Stejskal’s report earlier this month further goes on to state that certain owners are pushing for a rule that makes it mandatory for a club to have one of its DPs under the age of 23. It’s unclear of the specific reason, though Stejskal does mention that the league wants to begin selling players (and it’s easier to sell younger players), in addition to possibly once again creating more parity.

If MLS makes any changes, they likely wouldn’t go into effect until 2021, but it’s not immediately clear whether the league would allow teams to grandfather current DPs into a new system or if clubs would have to immediately become compliant, according to Stejskal.

Now how does this effect TFC?

Well, not only last season would the Reds not have been compliant under the proposed regulations with all three of their DPs (Pozuelo, Altidore, and Bradley) over the age of 23, but they also wouldn’t have been in 2017 when they won the treble; it would be a slightly different ideology moving forward.

Currently, Toronto’s two DPs (Pozuelo and Altidore) are well older than 23 and both have at least two years remaining on their contracts. So with this in mind, does it make sense for Curtis and co. to bring in another DP (over the age of 23) without further clarity on the direction that the league is heading? Or should they hold off a few months, to see if anything further develops, to make their splash?

Poll

Should Toronto FC wait to sign a new DP?

This poll is closed

  • 41%
    No, we need to add one ASAP
    (172 votes)
  • 58%
    If the right move isn’t there, wait until the summer
    (242 votes)
414 votes total Vote Now

What does Toronto FC say?

DC United v Toronto FC - First Round (Ridley/Getty)

When speaking to TFC officials, it’s rarely been a case of when, but more importantly who.

“Our group last January-February is much different than our group now. In terms of last year, there were a few player departures, and we really were looking for a No. 10—a player that could step in and that was veteran,” said Toronto FC GM Curtis. “... I think the team is so strong in this moment right now that we have the ability to be really measured and specific about that particular player.”

Essentially, Curtis is pointing out that the club will not be rushed into signing a DP thanks to the fact that the team is bringing back virtually the same squad that strung together a 13-match undefeated run in MLS action to return to the Finals. However, it doesn’t mean that he thinks waiting is the correct course of action.

“We’re evaluating all different scenarios, all different plans, and if we wait until the summer, of course we’ll be able to be a little bit more specific in terms of what our needs are,” conceded Curtis. “Ideally, I think it’s always best if you can bring a player early... but sometimes you don’t have complete control of those things, but we’re working every single day to make sure we find the right player that is the right fit.”

While Curtis does mention that it’s possibly easier for TFC to make the right move during the summer, his head coach doesn’t necessarily see eye-to-eye.

“Very few for me,” added TFC Coach Greg Vanney, when asked about the benefits of bringing a player in during the secondary transfer window. “I think bringing one in now brings that player the best opportunity to integrate into the team. It’s well documented over the course of the league that there’s a lot of players that come in midseason, not many hit the ground running or adapt to our league, which is a unique league.”

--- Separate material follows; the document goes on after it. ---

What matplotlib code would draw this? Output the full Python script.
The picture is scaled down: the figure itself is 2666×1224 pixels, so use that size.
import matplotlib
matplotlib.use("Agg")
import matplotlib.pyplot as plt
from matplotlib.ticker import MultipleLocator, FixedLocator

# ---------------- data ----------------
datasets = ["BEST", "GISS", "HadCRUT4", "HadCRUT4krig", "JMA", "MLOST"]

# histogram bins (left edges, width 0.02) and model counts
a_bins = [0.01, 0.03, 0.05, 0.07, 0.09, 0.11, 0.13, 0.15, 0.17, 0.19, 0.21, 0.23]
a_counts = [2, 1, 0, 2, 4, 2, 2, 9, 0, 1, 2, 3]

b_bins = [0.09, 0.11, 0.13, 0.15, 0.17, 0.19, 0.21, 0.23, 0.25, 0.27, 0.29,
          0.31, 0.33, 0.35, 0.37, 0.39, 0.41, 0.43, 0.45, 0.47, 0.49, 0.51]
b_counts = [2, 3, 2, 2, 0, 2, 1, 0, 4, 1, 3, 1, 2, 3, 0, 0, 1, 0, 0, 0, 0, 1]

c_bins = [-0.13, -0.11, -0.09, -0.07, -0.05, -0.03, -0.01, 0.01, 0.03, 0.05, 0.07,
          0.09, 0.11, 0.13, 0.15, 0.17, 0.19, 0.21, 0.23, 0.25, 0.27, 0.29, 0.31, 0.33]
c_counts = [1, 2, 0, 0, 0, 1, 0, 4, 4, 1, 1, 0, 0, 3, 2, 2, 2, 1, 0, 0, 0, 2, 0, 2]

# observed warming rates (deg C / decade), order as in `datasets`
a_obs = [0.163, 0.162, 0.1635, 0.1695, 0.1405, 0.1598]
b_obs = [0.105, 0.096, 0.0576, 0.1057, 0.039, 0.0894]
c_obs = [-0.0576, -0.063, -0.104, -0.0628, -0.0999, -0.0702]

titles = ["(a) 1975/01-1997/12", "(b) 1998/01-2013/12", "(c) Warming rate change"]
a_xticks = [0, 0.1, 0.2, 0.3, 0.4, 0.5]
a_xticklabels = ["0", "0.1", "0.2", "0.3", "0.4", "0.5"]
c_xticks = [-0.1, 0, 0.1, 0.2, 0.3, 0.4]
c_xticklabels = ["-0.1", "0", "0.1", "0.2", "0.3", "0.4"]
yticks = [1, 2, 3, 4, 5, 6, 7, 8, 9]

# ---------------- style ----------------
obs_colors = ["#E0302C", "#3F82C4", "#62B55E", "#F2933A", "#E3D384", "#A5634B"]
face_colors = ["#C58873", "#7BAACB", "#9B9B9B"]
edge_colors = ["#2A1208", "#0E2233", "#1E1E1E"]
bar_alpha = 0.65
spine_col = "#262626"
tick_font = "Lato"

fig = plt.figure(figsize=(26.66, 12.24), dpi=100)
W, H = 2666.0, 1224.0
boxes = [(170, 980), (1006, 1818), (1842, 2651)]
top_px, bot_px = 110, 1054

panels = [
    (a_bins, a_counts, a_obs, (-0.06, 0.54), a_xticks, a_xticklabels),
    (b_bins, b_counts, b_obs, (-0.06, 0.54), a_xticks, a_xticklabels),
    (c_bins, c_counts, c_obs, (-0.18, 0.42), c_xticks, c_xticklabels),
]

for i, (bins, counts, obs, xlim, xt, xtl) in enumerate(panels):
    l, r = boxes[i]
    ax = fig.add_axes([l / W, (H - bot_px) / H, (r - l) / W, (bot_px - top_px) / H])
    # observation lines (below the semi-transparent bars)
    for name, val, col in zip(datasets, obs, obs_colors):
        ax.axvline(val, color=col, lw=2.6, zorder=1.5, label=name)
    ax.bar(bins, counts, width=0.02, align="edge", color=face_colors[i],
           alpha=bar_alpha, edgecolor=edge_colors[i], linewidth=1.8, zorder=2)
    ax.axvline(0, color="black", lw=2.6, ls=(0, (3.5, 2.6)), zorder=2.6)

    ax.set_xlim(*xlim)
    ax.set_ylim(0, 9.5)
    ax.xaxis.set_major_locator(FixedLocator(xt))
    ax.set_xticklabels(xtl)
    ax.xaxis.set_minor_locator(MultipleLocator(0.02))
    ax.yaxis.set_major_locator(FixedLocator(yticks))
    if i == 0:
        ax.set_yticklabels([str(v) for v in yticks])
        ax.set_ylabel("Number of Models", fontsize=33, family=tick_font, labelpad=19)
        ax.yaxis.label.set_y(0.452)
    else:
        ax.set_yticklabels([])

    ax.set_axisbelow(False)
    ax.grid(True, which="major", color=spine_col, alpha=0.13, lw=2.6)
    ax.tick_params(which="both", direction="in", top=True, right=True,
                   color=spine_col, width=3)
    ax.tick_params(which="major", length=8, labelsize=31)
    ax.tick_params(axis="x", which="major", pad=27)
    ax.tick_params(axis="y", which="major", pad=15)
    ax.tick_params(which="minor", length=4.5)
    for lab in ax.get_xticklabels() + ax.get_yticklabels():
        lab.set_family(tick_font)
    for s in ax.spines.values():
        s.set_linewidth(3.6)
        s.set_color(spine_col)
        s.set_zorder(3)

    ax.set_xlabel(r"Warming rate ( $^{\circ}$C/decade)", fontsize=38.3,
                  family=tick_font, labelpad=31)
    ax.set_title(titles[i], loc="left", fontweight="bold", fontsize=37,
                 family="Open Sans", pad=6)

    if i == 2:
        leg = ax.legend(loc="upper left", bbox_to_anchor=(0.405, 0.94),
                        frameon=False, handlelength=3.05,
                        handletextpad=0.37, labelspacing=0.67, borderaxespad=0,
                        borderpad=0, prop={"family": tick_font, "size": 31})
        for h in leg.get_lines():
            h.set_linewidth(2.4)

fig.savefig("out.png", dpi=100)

“The first game is just as important as the 17th game, which is just as important as the 34th game,” added Vanney. “And our team, I want us to be focused on trying to win the East, and win the Supporters Shield, and play every game like every point matters…we want to try and have every player available for any game whenever possible.”

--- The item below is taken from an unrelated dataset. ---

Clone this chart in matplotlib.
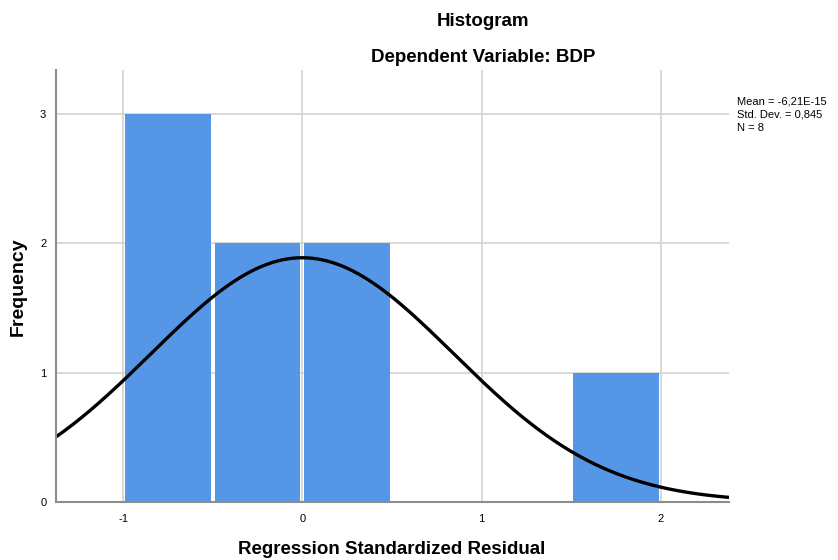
import numpy as np
import matplotlib
matplotlib.use("Agg")
import matplotlib.pyplot as plt

plt.rcParams['font.family'] = ['Liberation Sans', 'DejaVu Sans']

bin_edges = [-1.0, -0.5, 0.0, 0.5, 1.0, 1.5, 2.0]
counts = [3, 2, 2, 0, 0, 1]
mean = -6.21e-15
std = 0.845
n = 8
bin_width = 0.5
xticks = [-1, 0, 1, 2]
yticks = [0, 1, 2, 3]

fig = plt.figure(figsize=(8.38, 5.6), dpi=100)
ax = fig.add_axes([56/838, 1-502/560, (729-56)/838, (502-70)/560])
ax.set_xlim(-1.374, 2.38)
ax.set_ylim(0, 3.34)

ax.grid(True, color='#d2d2d2', linewidth=1.2, zorder=0)
ax.set_axisbelow(True)

inset = 0.011
lefts = [e + inset for e in bin_edges[:-1]]
ax.bar(lefts, counts, width=bin_width - 2*inset, align='edge', color='#5596e6',
       edgecolor='none', linewidth=0, zorder=2)

xs = np.linspace(-1.374, 2.38, 400)
ys = n * bin_width / (std * np.sqrt(2*np.pi)) * np.exp(-0.5*((xs-mean)/std)**2)
ax.plot(xs, ys, color='black', linewidth=2.4, zorder=3)

for s in ['top', 'right']:
    ax.spines[s].set_visible(False)
for s in ['left', 'bottom']:
    ax.spines[s].set_color('#8c8c8c')
    ax.spines[s].set_linewidth(1.5)
    ax.spines[s].set_zorder(4)

ax.set_xticks(xticks)
ax.set_xticklabels(['-1', '0', '1', '2'])
ax.set_yticks(yticks)
ax.tick_params(axis='x', length=0, labelsize=8, pad=9)
ax.tick_params(axis='y', length=0, labelsize=8, pad=7)

fig.text(483/838, 1-22/560, 'Histogram', ha='center', va='center',
         fontsize=13.5, fontweight='bold')
fig.text(483/838, 1-58/560, 'Dependent Variable: BDP', ha='center', va='center',
         fontsize=13.5, fontweight='bold')
fig.text(392/838, 1-550/560, 'Regression Standardized Residual', ha='center',
         va='center', fontsize=13.5, fontweight='bold')
fig.text(18/838, 1-287/560, 'Frequency', ha='center', va='center',
         fontsize=14, fontweight='bold', rotation=90)
for i, line in enumerate(['Mean = -6,21E-15', 'Std. Dev. = 0,845', 'N = 8']):
    fig.text(737/838, 1-(102 + 13*i)/560, line, ha='left', va='center',
             fontsize=8)

fig.savefig('out.png', dpi=100)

Regardless of whether or not Toronto FC do indeed go out and bring in a new DP before they kickoff the season on Feb. 29 in San Jose, from speaking with TFC management and those around the club, they all share the same mentality.

“I’m excited about the players that exist that are kind of in our wheelhouse to go get,” wrapped up Vanney. “When the time is right, we have to be decisive and we have to go make it happen, and that’s really kind of the next step.”